J. Lorand Matory is Lawrence Richardson Professor of Cultural Anthropology and African and African American Studies and Professor of African and African American Studies at Duke University. He researches the trans-Atlantic comings and goings of Yoruba religion, which has shaped social order and traditions of worship and healing all over the Americas. He also studies ethnic diversity in the Black population of the United States.
With the support of the National Science Foundation, the Social Science Research Council, the National Endowment for the Humanities, the Spencer Foundation, and the U.S. Department of Education’s Fulbright-Hays Fellowship, he has conducted extensive field research in Brazil, Nigeria, and the United States.

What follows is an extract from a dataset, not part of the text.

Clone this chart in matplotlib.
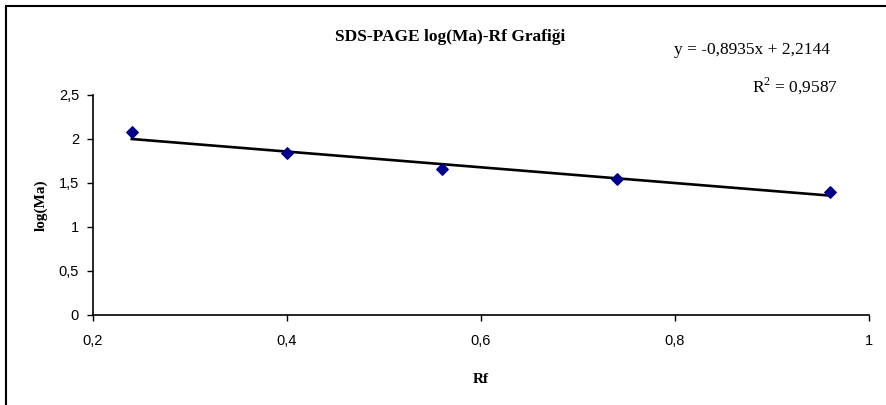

Choice magazine selected Dr. Matory’s Sex and the Empire That Is No More: Gender and the Politics of Metaphor in Oyo Yoruba Religion (Minnesota, 1994; Berghahn Press, 2005) as an Outstanding Book of the Year in 1994, and his Black Atlantic Religion: Tradition, Transnationalism and Matriarchy in the Afro-Brazilian Candomblé (Princeton University Press, 2005) received the Melville J. Herskovits Prize for the best book of the year from the African Studies Association. He has also published over forty articles in various peer-reviewed journals, edited volumes, newspapers, and magazines.
He is currently writing a book on the history and experience of Nigerians, Trinidadians, Ethiopians, African-descended Native Americans, Louisiana Creoles, Gullah/Geechees and other ethnic groups that make up the black population of the United States. It focuses on the transformative coexistence of these groups at the United States’ leading historically Black university—Howard University. In fall 2008, the results were delivered as the Lewis Henry Morgan Lectures at the University of Rochester, anthropology’s most prestigious lecture series. They will be published by the University of Chicago Press under the title Of the Race but above the Race: Stigma and the Schooling of Ethnicity in the “Mecca” of Black Education.
Over time, an identifiable but changing set of tropes has organized hypotheses and research in the study of the African diaspora. Those same tropes have consequently influenced the self-conceptions and social organization of African and African-diaspora communities, a fact that deserves recognition in the analytic tropes that researchers and writer employ.
The Afro-Atlantic religions dramatize the idea that the person is a vessel of multiple, largely exogenous beings, monarchs and slaves prominently among them. The sacred icons of Santeria/Ocha, Candomble, Haitian Vodou, Yoruba indigenous religion, Kongo indigenous religion,and the Western-style nation-state are employed to illustrate this principle, as well as the apparent irony that such religions have proliferated in the context of the modern republic and its neo-liberal transformations.
This article is in revision.
Culture and Stigma concerns personal experiences and the cultural self-fashioning of Louisiana Creoles of color, Indians of partly African ancestry, Gullah/Geechees, West Indians, and Africans at Howard University and in its alumni networks. The book explores the role of racism and other forms of stigma in the propagation of ethnic identities.
I completed the manuscript in November.